- **What needs to be done**:
Locate, in the data below, the line that contains "Rebuild this diagram" and the line that contains "(h3.north |- busL);"; reproduce exactly those two lines and every line between them, nothing more.
___
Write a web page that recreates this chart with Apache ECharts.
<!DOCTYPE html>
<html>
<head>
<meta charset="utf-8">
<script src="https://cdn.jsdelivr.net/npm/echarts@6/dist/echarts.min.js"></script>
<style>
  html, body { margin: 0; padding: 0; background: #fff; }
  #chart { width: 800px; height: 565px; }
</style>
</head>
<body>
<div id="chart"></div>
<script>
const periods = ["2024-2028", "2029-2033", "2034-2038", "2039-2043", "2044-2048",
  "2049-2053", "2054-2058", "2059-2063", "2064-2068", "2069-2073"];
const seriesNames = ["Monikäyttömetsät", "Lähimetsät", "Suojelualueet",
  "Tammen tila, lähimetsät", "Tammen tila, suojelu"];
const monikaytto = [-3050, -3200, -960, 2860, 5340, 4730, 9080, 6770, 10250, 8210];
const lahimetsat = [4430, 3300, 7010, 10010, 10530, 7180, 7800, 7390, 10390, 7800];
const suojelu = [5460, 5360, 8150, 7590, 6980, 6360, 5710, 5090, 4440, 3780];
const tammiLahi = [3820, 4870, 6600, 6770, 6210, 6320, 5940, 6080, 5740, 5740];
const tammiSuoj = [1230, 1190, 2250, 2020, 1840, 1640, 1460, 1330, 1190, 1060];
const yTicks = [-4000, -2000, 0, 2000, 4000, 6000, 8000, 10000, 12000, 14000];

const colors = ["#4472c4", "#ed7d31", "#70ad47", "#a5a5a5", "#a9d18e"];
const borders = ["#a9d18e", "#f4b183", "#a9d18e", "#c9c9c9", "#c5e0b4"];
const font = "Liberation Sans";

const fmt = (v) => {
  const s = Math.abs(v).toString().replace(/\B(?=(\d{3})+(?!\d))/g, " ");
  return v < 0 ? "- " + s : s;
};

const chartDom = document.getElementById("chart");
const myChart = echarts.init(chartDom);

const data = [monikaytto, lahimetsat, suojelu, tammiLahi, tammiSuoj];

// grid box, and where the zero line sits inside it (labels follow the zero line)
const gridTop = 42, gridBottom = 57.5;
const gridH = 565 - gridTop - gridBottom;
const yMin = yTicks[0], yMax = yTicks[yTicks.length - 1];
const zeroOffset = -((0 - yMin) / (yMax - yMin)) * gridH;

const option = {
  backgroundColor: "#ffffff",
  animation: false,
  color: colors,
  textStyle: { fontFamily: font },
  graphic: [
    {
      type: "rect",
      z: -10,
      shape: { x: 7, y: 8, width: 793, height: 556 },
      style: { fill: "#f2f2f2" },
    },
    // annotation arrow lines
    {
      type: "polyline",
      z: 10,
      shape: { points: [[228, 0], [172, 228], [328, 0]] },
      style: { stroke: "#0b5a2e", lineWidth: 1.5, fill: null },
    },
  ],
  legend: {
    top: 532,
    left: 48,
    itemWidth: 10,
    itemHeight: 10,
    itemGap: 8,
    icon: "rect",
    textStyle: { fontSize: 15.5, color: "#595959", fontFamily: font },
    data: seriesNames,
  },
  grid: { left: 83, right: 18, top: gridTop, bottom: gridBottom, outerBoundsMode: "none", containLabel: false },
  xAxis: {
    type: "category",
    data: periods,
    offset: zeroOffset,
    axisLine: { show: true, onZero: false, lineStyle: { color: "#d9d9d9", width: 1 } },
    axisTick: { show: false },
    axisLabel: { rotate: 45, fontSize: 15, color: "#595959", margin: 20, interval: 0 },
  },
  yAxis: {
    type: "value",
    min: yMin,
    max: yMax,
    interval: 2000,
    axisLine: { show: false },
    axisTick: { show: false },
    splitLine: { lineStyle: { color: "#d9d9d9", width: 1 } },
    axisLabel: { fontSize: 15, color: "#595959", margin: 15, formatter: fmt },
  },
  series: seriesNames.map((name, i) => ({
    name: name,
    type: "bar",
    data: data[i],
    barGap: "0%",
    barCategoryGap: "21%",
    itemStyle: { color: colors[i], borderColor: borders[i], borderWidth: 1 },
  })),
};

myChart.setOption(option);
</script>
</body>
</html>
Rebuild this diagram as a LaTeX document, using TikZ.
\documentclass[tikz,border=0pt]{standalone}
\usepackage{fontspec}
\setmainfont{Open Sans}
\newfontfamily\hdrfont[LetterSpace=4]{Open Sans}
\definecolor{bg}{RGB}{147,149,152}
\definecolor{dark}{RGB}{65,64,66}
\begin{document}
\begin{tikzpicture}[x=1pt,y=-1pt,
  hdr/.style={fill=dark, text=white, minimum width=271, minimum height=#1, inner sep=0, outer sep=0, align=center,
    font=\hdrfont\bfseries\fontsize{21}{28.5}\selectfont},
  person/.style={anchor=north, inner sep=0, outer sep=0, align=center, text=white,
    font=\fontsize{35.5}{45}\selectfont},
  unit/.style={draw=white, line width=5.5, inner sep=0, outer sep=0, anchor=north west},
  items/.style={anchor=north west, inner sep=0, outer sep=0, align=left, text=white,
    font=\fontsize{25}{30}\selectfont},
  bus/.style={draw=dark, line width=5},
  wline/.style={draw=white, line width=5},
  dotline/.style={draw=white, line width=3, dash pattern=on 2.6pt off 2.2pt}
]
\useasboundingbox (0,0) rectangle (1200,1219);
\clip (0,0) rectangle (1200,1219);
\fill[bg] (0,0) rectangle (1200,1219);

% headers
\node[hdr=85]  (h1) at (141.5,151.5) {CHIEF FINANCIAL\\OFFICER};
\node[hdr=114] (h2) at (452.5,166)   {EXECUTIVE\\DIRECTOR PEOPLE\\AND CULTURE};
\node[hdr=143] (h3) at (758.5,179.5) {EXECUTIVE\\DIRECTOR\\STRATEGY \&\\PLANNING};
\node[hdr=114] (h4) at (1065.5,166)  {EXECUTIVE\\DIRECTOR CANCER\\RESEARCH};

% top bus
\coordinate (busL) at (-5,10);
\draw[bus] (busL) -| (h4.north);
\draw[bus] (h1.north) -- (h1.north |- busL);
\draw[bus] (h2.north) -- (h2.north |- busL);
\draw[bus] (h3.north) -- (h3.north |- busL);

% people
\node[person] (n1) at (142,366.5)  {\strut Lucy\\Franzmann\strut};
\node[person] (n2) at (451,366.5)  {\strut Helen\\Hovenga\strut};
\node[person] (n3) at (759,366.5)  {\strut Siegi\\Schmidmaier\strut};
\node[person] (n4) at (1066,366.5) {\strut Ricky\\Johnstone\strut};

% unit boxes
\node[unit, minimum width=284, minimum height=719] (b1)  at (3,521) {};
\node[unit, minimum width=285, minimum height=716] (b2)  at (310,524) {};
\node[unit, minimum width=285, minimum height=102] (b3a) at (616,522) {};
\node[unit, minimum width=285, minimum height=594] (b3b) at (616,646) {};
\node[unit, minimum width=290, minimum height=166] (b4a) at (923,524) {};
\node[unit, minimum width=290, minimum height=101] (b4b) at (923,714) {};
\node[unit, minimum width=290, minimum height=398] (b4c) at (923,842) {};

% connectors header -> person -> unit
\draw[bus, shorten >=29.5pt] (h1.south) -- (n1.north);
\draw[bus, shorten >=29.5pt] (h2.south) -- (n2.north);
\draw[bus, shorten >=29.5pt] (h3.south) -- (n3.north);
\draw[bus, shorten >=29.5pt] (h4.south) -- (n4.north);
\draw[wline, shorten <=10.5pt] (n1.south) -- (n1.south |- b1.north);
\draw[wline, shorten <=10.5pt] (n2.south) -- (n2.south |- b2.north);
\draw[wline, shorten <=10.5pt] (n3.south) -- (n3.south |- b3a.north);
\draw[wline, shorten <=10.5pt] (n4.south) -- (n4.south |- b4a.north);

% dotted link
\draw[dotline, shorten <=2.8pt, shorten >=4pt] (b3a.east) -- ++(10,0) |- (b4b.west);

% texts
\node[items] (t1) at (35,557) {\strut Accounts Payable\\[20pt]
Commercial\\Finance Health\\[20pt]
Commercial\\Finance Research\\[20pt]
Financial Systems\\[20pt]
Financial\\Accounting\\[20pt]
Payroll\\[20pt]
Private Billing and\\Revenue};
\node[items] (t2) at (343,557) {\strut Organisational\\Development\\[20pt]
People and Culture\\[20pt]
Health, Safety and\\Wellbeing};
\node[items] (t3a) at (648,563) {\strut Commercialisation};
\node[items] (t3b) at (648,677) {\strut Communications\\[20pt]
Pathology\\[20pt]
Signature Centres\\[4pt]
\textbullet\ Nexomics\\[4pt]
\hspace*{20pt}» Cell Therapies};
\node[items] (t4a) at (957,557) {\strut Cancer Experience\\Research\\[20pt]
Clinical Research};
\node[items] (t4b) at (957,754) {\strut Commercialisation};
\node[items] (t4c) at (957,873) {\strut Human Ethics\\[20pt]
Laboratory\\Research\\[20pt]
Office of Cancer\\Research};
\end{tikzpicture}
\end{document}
___
- **Solved problem**:
Rebuild this diagram as a LaTeX document, using TikZ.
\documentclass[tikz,border=0pt]{standalone}
\usepackage{fontspec}
\setmainfont{Open Sans}
\newfontfamily\hdrfont[LetterSpace=4]{Open Sans}
\definecolor{bg}{RGB}{147,149,152}
\definecolor{dark}{RGB}{65,64,66}
\begin{document}
\begin{tikzpicture}[x=1pt,y=-1pt,
  hdr/.style={fill=dark, text=white, minimum width=271, minimum height=#1, inner sep=0, outer sep=0, align=center,
    font=\hdrfont\bfseries\fontsize{21}{28.5}\selectfont},
  person/.style={anchor=north, inner sep=0, outer sep=0, align=center, text=white,
    font=\fontsize{35.5}{45}\selectfont},
  unit/.style={draw=white, line width=5.5, inner sep=0, outer sep=0, anchor=north west},
  items/.style={anchor=north west, inner sep=0, outer sep=0, align=left, text=white,
    font=\fontsize{25}{30}\selectfont},
  bus/.style={draw=dark, line width=5},
  wline/.style={draw=white, line width=5},
  dotline/.style={draw=white, line width=3, dash pattern=on 2.6pt off 2.2pt}
]
\useasboundingbox (0,0) rectangle (1200,1219);
\clip (0,0) rectangle (1200,1219);
\fill[bg] (0,0) rectangle (1200,1219);

% headers
\node[hdr=85]  (h1) at (141.5,151.5) {CHIEF FINANCIAL\\OFFICER};
\node[hdr=114] (h2) at (452.5,166)   {EXECUTIVE\\DIRECTOR PEOPLE\\AND CULTURE};
\node[hdr=143] (h3) at (758.5,179.5) {EXECUTIVE\\DIRECTOR\\STRATEGY \&\\PLANNING};
\node[hdr=114] (h4) at (1065.5,166)  {EXECUTIVE\\DIRECTOR CANCER\\RESEARCH};

% top bus
\coordinate (busL) at (-5,10);
\draw[bus] (busL) -| (h4.north);
\draw[bus] (h1.north) -- (h1.north |- busL);
\draw[bus] (h2.north) -- (h2.north |- busL);
\draw[bus] (h3.north) -- (h3.north |- busL);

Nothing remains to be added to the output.